When I was in Middle School (some 50 years ago!), world language teachers focused much of their time on fast-paced Socratic dialogues, basically a series of rapid-fire questions and answers, largely directed by the teacher. On rare occasions, we would trudge off to the language lab, where we would listen to dictations or dialogues recorded on reel-to-reel tape, pausing, periodically, to answer questions directed to us by the teacher from an enormous central console.

What a difference I observed when I dipped into the Middle School Spanish class earlier this week. In some ways, the lesson was familiar. The students were working on a group of new vocabulary words, all related to travel. They were also learning a new verb tense, focusing, it seemed, on how to describe events which happened in the past.

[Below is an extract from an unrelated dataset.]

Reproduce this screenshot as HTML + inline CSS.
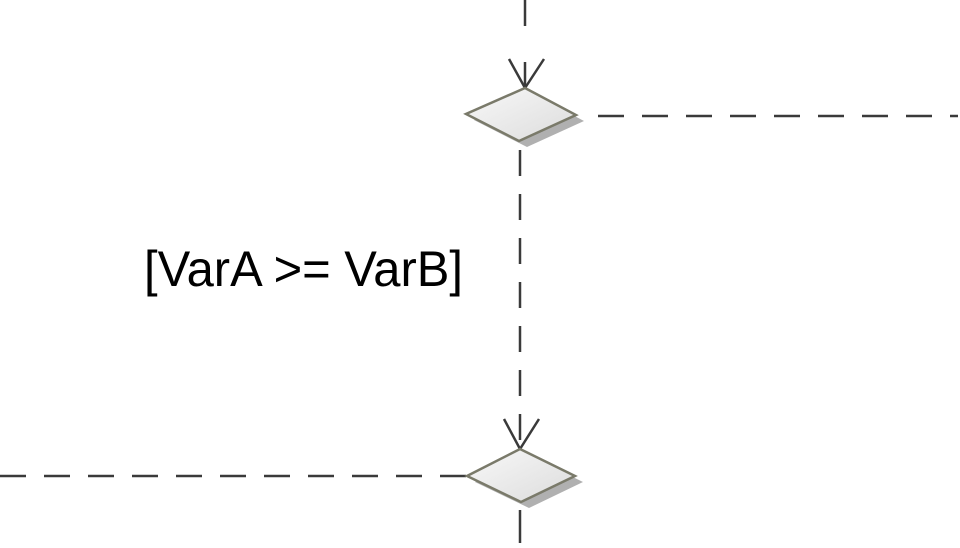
<!DOCTYPE html>
<html><head><style>html,body{margin:0;padding:0;background:#fff;}</style></head>
<body>
<svg width="960" height="543" viewBox="0 0 960 543" xmlns="http://www.w3.org/2000/svg">
<defs>
<linearGradient id="g" x1="0" y1="0" x2="1" y2="1">
<stop offset="0" stop-color="#f8f8f8"/><stop offset="1" stop-color="#dcdcdc"/>
</linearGradient>
</defs>
<g stroke="#3a3a3a" stroke-width="2.5" fill="none" stroke-dasharray="26 18">
<line x1="525" y1="0" x2="525" y2="40"/>
<line x1="525" y1="62" x2="525" y2="88" stroke-dasharray="none"/>
<line x1="598" y1="116" x2="958" y2="116"/>
<line x1="520" y1="150" x2="520" y2="449"/>
<line x1="0" y1="476" x2="466" y2="476"/>
<line x1="520" y1="510" x2="520" y2="543" stroke-dasharray="none"/>
</g>
<g stroke="#3a3a3a" stroke-width="2.5" fill="none">
<polyline points="509,59 525,88 544,59"/>
<polyline points="504,419 520,449 539,419"/>
</g>
<polygon points="533,94 584,121 527,147 474,120" fill="#b0b0b0"/>
<polygon points="525,88 576,115 519,141 466,114" fill="url(#g)" stroke="#7a7a6a" stroke-width="2.5"/>
<polygon points="528,455 583,482 529,508 475,482" fill="#b0b0b0"/>
<polygon points="520,449 575,476 521,502 467,476" fill="url(#g)" stroke="#7a7a6a" stroke-width="2.5"/>
<text x="144" y="286" font-family="Liberation Sans, sans-serif" font-size="50" fill="#000" textLength="319" lengthAdjust="spacingAndGlyphs">[VarA &gt;= VarB]</text>
</svg>
</body></html>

What struck me most, though, was the wide variety of classroom activities. On their iPads, some students were viewing video-recorded dialogue, listening as groups of native speakers conversed using gestures and visual cues associated with this vocabulary. They could watch the dialogue repeatedly, first with and then without subtitles. Other students worked in pairs to develop their own dialogues, using the word bank and practicing the new structures repeatedly until they recorded a final version to be reviewed by their teacher. To consolidate their vocabulary and grammatical skills, other students filled in an electronic template, choosing the appropriate verb tense or vocabulary word in a program which flagged and explained errors in real time.

All of these new technologies allow students to have many more repetitions, much more guided practice in the course of a single class. This has, it seemed to me, accelerated dramatically the pace of language acquisition by engaging students in multi-sensory activities designed to simulate an immersion experience.

It was very exciting to watch and, frankly, made me feel very old!